(What you should do) Your output is the lines from the first one to the one containing "from matplotlib.transforms import", repeated exactly, with images left out.

(Available data)

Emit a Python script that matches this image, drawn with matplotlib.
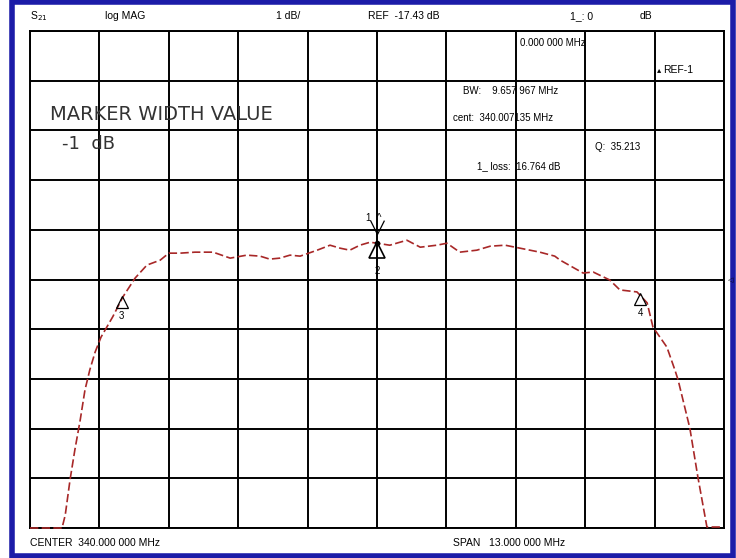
import numpy as np
import matplotlib.pyplot as plt
from matplotlib.patches import Rectangle
from matplotlib.path import Path
from matplotlib.transforms import ScaledTranslation

# S21 trace (MHz, dB)
freq = [333.50, 334.10, 334.16, 334.25, 334.34, 334.44, 334.53, 334.62, 334.72,
        334.83, 335.05, 335.24, 335.47, 335.69, 335.94, 336.10, 336.31, 336.59,
        336.93, 337.25, 337.56, 337.81, 337.99, 338.18, 338.37, 338.56, 338.88,
        339.12, 339.31, 339.49, 339.68, 339.87, 340.00, 340.24, 340.43, 340.56,
        340.81, 341.12, 341.31, 341.55, 341.87, 342.12, 342.40, 342.68, 343.05,
        343.33, 343.43, 343.86, 344.05, 344.36, 344.55, 344.87, 345.06, 345.17,
        345.43, 345.58, 345.64, 345.86, 346.01, 346.18, 346.48]
s21 = [-22.43, -22.43, -22.17, -21.46, -20.86, -20.26, -19.65, -19.25, -18.89,
       -18.59, -18.18, -17.78, -17.40, -17.14, -17.04, -16.90, -16.90, -16.88,
       -16.88, -17.00, -16.94, -16.96, -17.02, -17.00, -16.94, -16.96, -16.84,
       -16.74, -16.80, -16.84, -16.74, -16.68, -16.70, -16.74, -16.68, -16.64,
       -16.78, -16.74, -16.70, -16.88, -16.84, -16.76, -16.74, -16.80, -16.88,
       -16.96, -17.04, -17.30, -17.28, -17.44, -17.64, -17.68, -17.90, -18.39,
       -18.79, -19.25, -19.45, -20.42, -21.40, -22.41, -22.41]

# markers: label, freq, level
mk_labels = ["1", "2", "3", "4"]
mk_freq = [340.00, 340.00, 335.22, 344.93]
mk_level = [-16.70, -16.70, -17.78, -17.72]

CENTER = 340.0
SPAN = 13.0
REF = -17.43
SCALE = 1.0

W, H = 736, 558
fig = plt.figure(figsize=(W / 100, H / 100), dpi=100)
plt.rcParams['font.family'] = ['Liberation Sans', 'DejaVu Sans']

def fx(px):
    return px / W

def fy(py):
    return 1 - py / H

# blue outer frame
fig.patches.append(Rectangle((fx(12), fy(556)), (733 - 12) / W, (556 - 2) / H,
                             transform=fig.transFigure, fill=False,
                             edgecolor='#1c1ca8', lw=4))

ax = fig.add_axes([fx(30), fy(528), 694 / W, 497 / H])
x0, x1 = CENTER - SPAN / 2, CENTER + SPAN / 2
y0, y1 = REF - 5 * SCALE, REF + 5 * SCALE
ax.set_xlim(x0, x1)
ax.set_ylim(y0, y1)
ax.set_xticks(np.linspace(x0, x1, 11))
ax.set_yticks(np.linspace(y0, y1, 11))
ax.grid(True, color='black', lw=1.4)
ax.tick_params(length=0, labelbottom=False, labelleft=False)
for s in ax.spines.values():
    s.set_color('black')
    s.set_linewidth(1.4)

ax.plot(freq, s21, color='#a82828', lw=1.2, dashes=(5, 2), clip_on=False,
        zorder=5)

def shifted(dy_px):
    return ax.transData + ScaledTranslation(0, dy_px / 100, fig.dpi_scale_trans)

# marker 1: open V above the trace
vee = Path([(-0.5, 1.0), (0.0, 0.0), (0.5, 1.0)])
ax.plot([mk_freq[0]], [mk_level[0]], marker=vee, ms=20, mfc='none', mec='black',
        mew=0.9, linestyle='none', zorder=6, transform=shifted(9))
ax.plot([mk_freq[0]], [mk_level[0]], 'o', ms=3, color='black', zorder=6)
ax.annotate(mk_labels[0] + "  ^", xy=(mk_freq[0], mk_level[0]), xytext=(-2, 18),
            textcoords='offset points', ha='center', va='center', fontsize=7)

# marker 2: closed triangle below the trace
ax.plot([mk_freq[1]], [mk_level[1]], marker='^', ms=11, mfc='none', mec='black',
        mew=1.2, linestyle='none', zorder=6, transform=shifted(-7))
ax.annotate(mk_labels[1], xy=(mk_freq[1], mk_level[1]), xytext=(0, -20),
            textcoords='offset points', ha='center', va='center', fontsize=7)

# markers 3 and 4
for lab, f, lv in zip(mk_labels[2:], mk_freq[2:], mk_level[2:]):
    ax.plot([f], [lv], marker='^', ms=9, mfc='none', mec='black', mew=0.9,
            linestyle='none', zorder=6, transform=shifted(-5))
    ax.annotate(lab, xy=(f, lv), xytext=(0, -14), textcoords='offset points',
                ha='center', va='center', fontsize=7)

# header line
top = 16
fig.text(fx(30), fy(top), "S$_{21}$", fontsize=7.5, va='center')
fig.text(fx(105), fy(top), "log MAG", fontsize=7.5, va='center')
fig.text(fx(276), fy(top), "1 dB/", fontsize=7.5, va='center')
fig.text(fx(368), fy(top), "REF  -17.43 dB", fontsize=7.5, va='center')
fig.text(fx(570), fy(top), "1_: 0", fontsize=7.5, va='center')
fig.text(fx(640), fy(top), "dB", fontsize=7.5, va='center')

# marker readout
fig.text(fx(520), fy(43), "0.000 000 MHz", fontsize=7, va='center')
fig.text(fx(657), fy(71), "\u25b4", fontsize=6, va='center')
fig.text(fx(663), fy(70), "REF-1", fontsize=7.5, va='center')
fig.text(fx(463), fy(91), "BW:    9.657 967 MHz", fontsize=7, va='center')
fig.text(fx(453), fy(118), "cent:  340.007135 MHz", fontsize=7, va='center')
fig.text(fx(595), fy(147), "Q:  35.213", fontsize=7, va='center')
fig.text(fx(477), fy(166), "1_ loss:  16.764 dB", fontsize=7, va='center')

fig.text(fx(50), fy(115), "MARKER WIDTH VALUE", fontsize=14, va='center',
         color='#333333', family='DejaVu Sans')
fig.text(fx(62), fy(144), "-1  dB", fontsize=13, va='center', color='#333333',
         family='DejaVu Sans')

fig.text(fx(728), fy(281), "\u25c1", fontsize=5, va='center')

# footer
fig.text(fx(30), fy(543), "CENTER  340.000 000 MHz", fontsize=7.5, va='center')
fig.text(fx(453), fy(543), "SPAN   13.000 000 MHz", fontsize=7.5, va='center')

fig.savefig("out.png", dpi=100, facecolor='white')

(Task output)
Emit a Python script that matches this image, drawn with matplotlib.
import numpy as np
import matplotlib.pyplot as plt
from matplotlib.patches import Rectangle
from matplotlib.path import Path
from matplotlib.transforms import ScaledTranslation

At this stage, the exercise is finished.